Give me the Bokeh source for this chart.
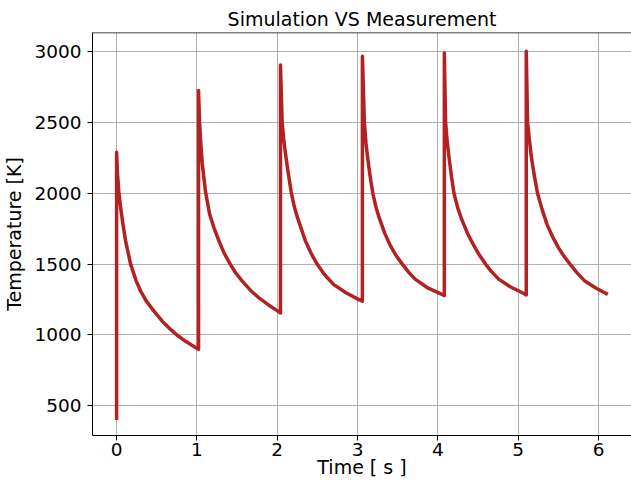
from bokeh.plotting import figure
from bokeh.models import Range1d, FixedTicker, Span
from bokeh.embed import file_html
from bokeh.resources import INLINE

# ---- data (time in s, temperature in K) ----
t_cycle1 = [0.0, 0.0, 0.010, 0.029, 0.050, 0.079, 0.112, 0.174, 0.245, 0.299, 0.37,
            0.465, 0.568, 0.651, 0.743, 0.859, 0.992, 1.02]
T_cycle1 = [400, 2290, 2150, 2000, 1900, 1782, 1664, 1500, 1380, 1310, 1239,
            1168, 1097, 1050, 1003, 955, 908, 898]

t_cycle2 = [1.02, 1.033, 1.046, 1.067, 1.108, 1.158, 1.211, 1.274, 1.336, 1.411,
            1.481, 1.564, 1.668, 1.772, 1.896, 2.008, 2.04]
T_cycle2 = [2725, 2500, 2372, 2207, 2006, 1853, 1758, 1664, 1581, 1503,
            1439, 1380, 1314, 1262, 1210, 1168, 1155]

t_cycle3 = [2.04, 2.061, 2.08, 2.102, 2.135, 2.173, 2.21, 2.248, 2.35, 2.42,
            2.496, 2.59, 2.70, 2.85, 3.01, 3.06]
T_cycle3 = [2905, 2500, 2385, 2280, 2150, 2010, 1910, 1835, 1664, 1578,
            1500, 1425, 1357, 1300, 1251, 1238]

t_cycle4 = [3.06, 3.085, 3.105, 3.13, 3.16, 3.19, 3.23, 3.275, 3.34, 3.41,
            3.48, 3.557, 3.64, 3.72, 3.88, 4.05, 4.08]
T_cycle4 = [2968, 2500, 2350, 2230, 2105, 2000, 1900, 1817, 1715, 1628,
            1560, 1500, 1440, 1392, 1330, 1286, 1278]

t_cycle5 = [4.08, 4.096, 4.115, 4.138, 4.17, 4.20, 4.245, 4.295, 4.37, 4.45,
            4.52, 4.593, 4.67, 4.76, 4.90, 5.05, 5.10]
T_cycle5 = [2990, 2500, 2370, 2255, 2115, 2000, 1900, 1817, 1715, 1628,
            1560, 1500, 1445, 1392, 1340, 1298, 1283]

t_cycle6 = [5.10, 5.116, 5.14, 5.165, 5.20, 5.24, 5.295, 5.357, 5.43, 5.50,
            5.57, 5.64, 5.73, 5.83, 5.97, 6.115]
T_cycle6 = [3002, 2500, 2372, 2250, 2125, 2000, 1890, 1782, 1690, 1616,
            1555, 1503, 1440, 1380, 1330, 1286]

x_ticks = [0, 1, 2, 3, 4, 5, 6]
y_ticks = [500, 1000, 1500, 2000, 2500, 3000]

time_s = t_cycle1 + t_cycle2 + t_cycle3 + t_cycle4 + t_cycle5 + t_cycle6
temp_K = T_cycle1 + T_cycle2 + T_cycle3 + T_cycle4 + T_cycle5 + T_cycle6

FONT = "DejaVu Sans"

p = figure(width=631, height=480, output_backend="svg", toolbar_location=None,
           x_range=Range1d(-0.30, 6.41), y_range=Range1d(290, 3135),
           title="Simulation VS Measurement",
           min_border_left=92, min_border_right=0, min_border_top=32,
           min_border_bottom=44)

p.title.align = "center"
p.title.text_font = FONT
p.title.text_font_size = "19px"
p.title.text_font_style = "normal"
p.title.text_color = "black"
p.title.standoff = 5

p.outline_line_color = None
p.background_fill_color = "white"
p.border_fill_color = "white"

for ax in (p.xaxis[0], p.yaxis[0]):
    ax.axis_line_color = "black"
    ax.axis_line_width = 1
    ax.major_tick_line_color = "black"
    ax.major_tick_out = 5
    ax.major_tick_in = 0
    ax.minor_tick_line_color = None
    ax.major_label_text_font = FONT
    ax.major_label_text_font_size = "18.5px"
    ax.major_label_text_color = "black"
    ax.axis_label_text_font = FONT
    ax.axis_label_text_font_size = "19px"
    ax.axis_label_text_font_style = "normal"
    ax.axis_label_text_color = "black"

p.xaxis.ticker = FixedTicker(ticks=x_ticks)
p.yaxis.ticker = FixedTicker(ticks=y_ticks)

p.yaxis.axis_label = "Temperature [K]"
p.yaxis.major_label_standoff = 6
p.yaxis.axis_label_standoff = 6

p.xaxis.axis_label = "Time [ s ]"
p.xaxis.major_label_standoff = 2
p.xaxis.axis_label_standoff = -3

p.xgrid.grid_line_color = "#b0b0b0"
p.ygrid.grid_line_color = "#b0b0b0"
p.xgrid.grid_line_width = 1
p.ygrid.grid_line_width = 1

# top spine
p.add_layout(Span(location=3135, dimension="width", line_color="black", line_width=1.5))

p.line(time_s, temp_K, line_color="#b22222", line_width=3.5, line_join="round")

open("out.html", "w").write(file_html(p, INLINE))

◆ Short problem: Skip the pictures and restate exactly the lines from the beginning of the listing to the line with "1168, 1097, 1050, 1003, 955, 908, 898]", that line included.

◆ Reply to the task:
Give me the Bokeh source for this chart.
from bokeh.plotting import figure
from bokeh.models import Range1d, FixedTicker, Span
from bokeh.embed import file_html
from bokeh.resources import INLINE

# ---- data (time in s, temperature in K) ----
t_cycle1 = [0.0, 0.0, 0.010, 0.029, 0.050, 0.079, 0.112, 0.174, 0.245, 0.299, 0.37,
            0.465, 0.568, 0.651, 0.743, 0.859, 0.992, 1.02]
T_cycle1 = [400, 2290, 2150, 2000, 1900, 1782, 1664, 1500, 1380, 1310, 1239,
            1168, 1097, 1050, 1003, 955, 908, 898]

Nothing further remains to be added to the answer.